The Aircel-Maxis deal is worth Rs 3,500 crore.
Air India Purchase
If Aircel-Maxis deal and INX Media deals weren't enough, Chidambaram is also embroiled in the Air India purchase case. The ED has summoned him for questioning on August 23. The case pertains to alleged wrongdoing in the purchase of 111 aircraft for Air India when he was finance minister in the UPA government.
As many as 42 Airbus and 24 Boeing aircraft were slated to be purchased but had ended up in the purchase of 111 aircraft. Chidambaram will be questioned to explain the jump in a number of purchase. Chidambaram chaired the empowered group of ministers which finalised the decision to purchase the aircrafts in 2009. According to the FIR, private entities were favoured.
The rise of Chidambaram
Chidambaram, who has a degree in law and an MBA from Harvard Business School, joined the Congress in 1984 and contested and won Lok Sabha elections from Sivaganga around the same time. He had been associated with several ministries including that of commerce and industry, mostly as junior minister till mid-1990s. In 1996, Chidambaram quit the Congress for a brief period to join Tamil Maanila Congress - a breakaway faction of the state Congress unit.
He made his mark as finance minister in 1997 when he presented the "dream Budget" under then Prime Minister Deve Gowda, who was leading a fragile United Front government at that time.
Despite being part of a weak coalition government, Chidambaram introduced bold reforms including drastic reduction of personal and corporate tax rates in the 1997 Budget. Soon after, he rejoined the Congress.
His spectacular rise in politics started only in 2004. He was given the important portfolio of finance in the Manmohan Singh-led UPA government. As Finance Minister, he had to deal with the Left parties, which provided outside support to the government and many of his proposals, aimed at expanding private sector participation to boost growth of the Indian economy, did not see the light of day.
However, he played an important role in introducing the Value Added Tax (VAT) while notifying in the Fiscal Responsibility and Budget Management Act (FRBMA). However, he is remembered most for designing and implementing the Rs 70,000 crore farm debt waiver scheme, which many believe, went a long way in the helping the UPA retain power in the subsequent 2009 Lok Sabha elections.

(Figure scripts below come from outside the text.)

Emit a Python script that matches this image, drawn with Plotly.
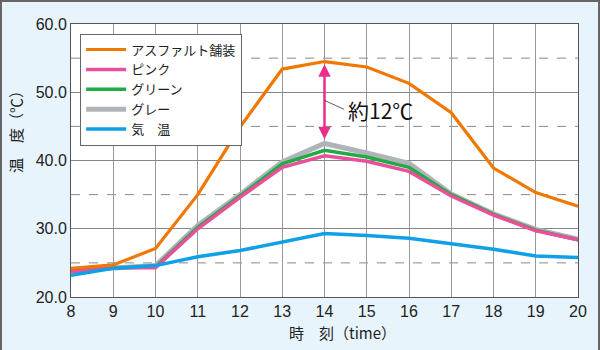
import plotly.graph_objects as go

hours = list(range(8, 21))
asphalt = [24.2, 24.7, 27.1, 35.0, 44.9, 53.4, 54.5, 53.7, 51.3, 47.0, 38.9, 35.3, 33.3]
pink = [23.7, 24.3, 24.3, 30.0, 34.6, 39.0, 40.7, 39.9, 38.4, 34.8, 32.0, 29.7, 28.4]
green = [23.8, 24.3, 24.4, 30.2, 34.8, 39.5, 41.5, 40.5, 39.0, 35.0, 32.1, 29.8, 28.4]
gray = [23.9, 24.3, 24.6, 30.5, 35.0, 39.8, 42.5, 41.1, 39.6, 35.1, 32.2, 29.9, 28.5]
air = [23.2, 24.2, 24.6, 25.9, 26.8, 28.1, 29.3, 29.0, 28.6, 27.8, 27.0, 26.0, 25.8]

names = ["アスファルト舗装", "ピンク", "グリーン", "グレー", "気　温"]
colors = ["#f07800", "#e8509a", "#22aa44", "#b0b4b8", "#10a0e8"]
widths = [3.2, 3.5, 3.5, 5, 3.5]
series = [asphalt, pink, green, gray, air]

yticks = [20, 30, 40, 50, 60]
yticklabels = ["20.0", "30.0", "40.0", "50.0", "60.0"]
dashed_levels = [25, 35, 45, 55]

fig = go.Figure()
draw_order = [3, 2, 1, 4, 0]
for i in draw_order:
    fig.add_trace(go.Scatter(
        x=hours, y=series[i], mode="lines", name=names[i],
        line=dict(color=colors[i], width=widths[i]),
        legendrank=i + 1,
    ))

W, H = 600, 350
L, R, T, B = 71, 22, 24, 53
pw, ph = W - L - R, H - T - B

shapes = []
for lv in dashed_levels:
    shapes.append(dict(type="line", xref="paper", yref="y", x0=0, x1=1, y0=lv, y1=lv,
                       line=dict(color="#888888", width=1, dash="dash"), layer="below"))
# outer frame
shapes.append(dict(type="rect", xref="paper", yref="paper",
                   x0=(1 - L) / pw, x1=(W - 1 - L) / pw,
                   y0=(B - (H - 1)) / ph, y1=(H - 1 - B) / ph,
                   line=dict(color="#666666", width=2), fillcolor="rgba(0,0,0,0)", layer="below"))

fig.update_layout(
    width=W, height=H,
    margin=dict(l=L, r=R, t=T, b=B),
    paper_bgcolor="#e8f4fc",
    plot_bgcolor="#ffffff",
    font=dict(family="Liberation Sans, Arial, sans-serif", color="#222222", size=16),
    shapes=shapes,
    showlegend=True,
    legend=dict(
        x=0.018, y=0.965, xanchor="left", yanchor="top",
        bgcolor="#ffffff", bordercolor="#666666", borderwidth=1,
        font=dict(family="Noto Sans CJK JP", size=13, color="#222222"),
        tracegroupgap=0, itemwidth=40,
    ),
    xaxis=dict(
        range=[8, 20], tickmode="array", tickvals=hours, ticktext=[str(h) for h in hours],
        showgrid=True, gridcolor="#999999", gridwidth=1,
        showline=True, linecolor="#555555", linewidth=1, mirror=True,
        ticks="", zeroline=False, tickfont=dict(size=16),
    ),
    yaxis=dict(
        range=[20, 60], tickmode="array", tickvals=yticks, ticktext=yticklabels,
        showgrid=True, gridcolor="#888888", gridwidth=1,
        showline=True, linecolor="#555555", linewidth=1, mirror=True,
        ticks="", zeroline=False, tickfont=dict(size=16),
    ),
)

# axis titles
fig.add_annotation(xref="paper", yref="paper", x=(15 - L) / pw, y=(H - B - 128) / ph,
                   xanchor="center", yanchor="middle",
                   text="温　度（℃）", textangle=-90, showarrow=False,
                   font=dict(family="Noto Sans CJK JP", size=15, color="#222222"))
fig.add_annotation(xref="paper", yref="paper", x=(342 - L) / pw, y=(H - B - 332) / ph,
                   xanchor="center", yanchor="middle",
                   text="時　刻（time）", showarrow=False,
                   font=dict(family="Noto Sans CJK JP", size=15, color="#222222"))

# double arrow at 14h
fig.add_annotation(x=14, y=asphalt[6] - 0.4, ax=14, ay=gray[6] + 0.4,
                   xref="x", yref="y", axref="x", ayref="y",
                   showarrow=True, arrowhead=2, arrowsize=1, arrowwidth=2.5, arrowcolor="#e8308a",
                   startarrowhead=2, arrowside="end+start", text="")
fig.add_annotation(x=14, y=48.8, xref="x", yref="y", ax=14.5, ay=47.4, axref="x", ayref="y",
                   showarrow=True, arrowhead=0, arrowwidth=0.8, arrowcolor="#333333", text="")
fig.add_annotation(x=14.52, y=47.4, xref="x", yref="y", xanchor="left", yanchor="middle",
                   text="約12℃", showarrow=False,
                   font=dict(family="Noto Sans CJK JP", size=21, color="#111111"))

fig.write_html("out.html")
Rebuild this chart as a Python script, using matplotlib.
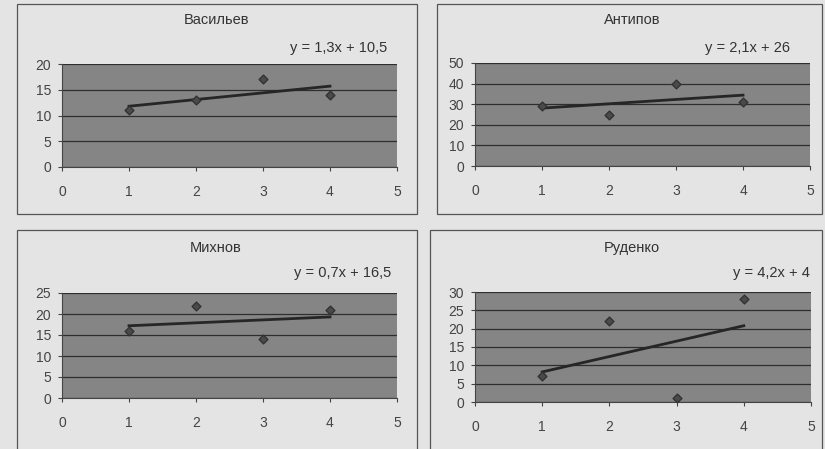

While economists and policy makers criticised this move, he managed to impress the top echelon of the Congress party. In November 2008, Chidambaram—already touted as an achiever by his party men—was entrusted with home ministry.
Chidambaram was caught in the middle of a controversy when news reports suggested that he had manipulated the voting process to win the 2009 Lok Sabha election from Sivaganga. AIADMK candidate Raja Kannappan was declared elected by over 3,500 votes initially on May 16, 2009 but within hours Chidambaram's fate turned, and he was declared elected by 3,354 votes.
As home minister, he had a tougher job at hand. His tenure was laced with criticism, especially on issues relating to security. In 2011, when he was in charge of the Home Ministry, three co-ordinated bomb explosions ripped Mumbai killing many. These blasts took place barely three years after the horrific terror attacks in two of Mumbai's premier hotels.
Not just that, Chidambaram was seen by many - including those from his own party - as a man who was arrogant, head-strong and he often remained incommunicado. He had also been assaulted by a Sikh journalist in April 2009 for giving a "clean chit" to Jagdish Tytler.
In August 2012 Chidambaram was removed from the Home Ministry, and he once again resumed charge as finance minister. He is also often blamed for forcing the public sector banks to expand their credit portfolio in a reckless manner—something that has led to the alarming rise in the non performing asset levels in the government banks.